Attached to the quaint dining room of the inn is a broad deck, where a white-linen gourmet breakfast may be served as the morning sun illuminates the fields and an apple orchard. The living room offers posh seating beside a classic Rumford fireplace, and the guest rooms — seven in this building, four in the nearby Orchard House — boast private baths, many with claw-foot soaking tubs.
Bill Fletcher told me the story of the Turtleback Mountain Preserve, which rises to more than 1,500 feet immediately west of his farm. Once earmarked for private development, the primitive conifer-and-oak woodland was protected in 2006 after a partnership between the San Juan County Land Bank, the San Juan Preservation Trust and the Trust for Public Land raised $18.5 million through private donations in a matter of months.
Today, miles of trails weave around and over Turtleback Mountain. Hikers venture through the 1,576-acre wildlife refuge on a daily basis; horses and mountain bikes alternate use on an even-odd, every-other-day basis. The trails cross open grasslands and pass pocket wetlands to viewpoints with outstanding views to the north, west and south, taking in Shaw and San Juan islands, the Olympic Peninsula and the Canadian Gulf Islands.

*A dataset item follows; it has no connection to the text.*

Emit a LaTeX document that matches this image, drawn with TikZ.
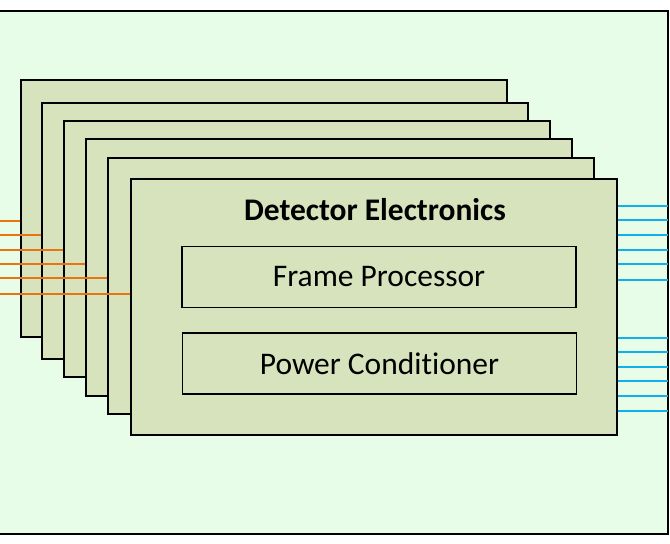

One might assume that, for islanders to donate $18.5 million for a natural preserve, there might be a few deep pockets on Orcas. In fact, the roster of full-time and part-time residents includes film producers Richard Donner and Warren Miller, author Richard Bach and cartoonist Gary Larson. As well, many corporate business executives — including surfboard and sailboat designer Hobie Alter and Oakley eyewear founder Jim Jannard — make their homes on this quiet island.
On our kayaking excursion, guide Wyatt Hersey pointed out a couple of the elegant waterfront homes as we paddled past.
After the trip, Shearwater Kayaks founder Tom Carter exulted in the cool but sunny weather. But he had a postscript comment for a visiting travel writer and photographer.
“You can see how beautiful it is here,” said Carter. “That’s why I’m perplexed about a slight decline in our summer business. I blame iPhones.”
“It’s those weather apps,” he said. “I’ve had guests cancelling reservations because their weather app tells them it’s raining here. I’m looking out the window, and the sun is shining, and we haven’t had rain all day. But they’d still rather believe their phone app than believe me.”
They don’t have any idea how they’re missing out.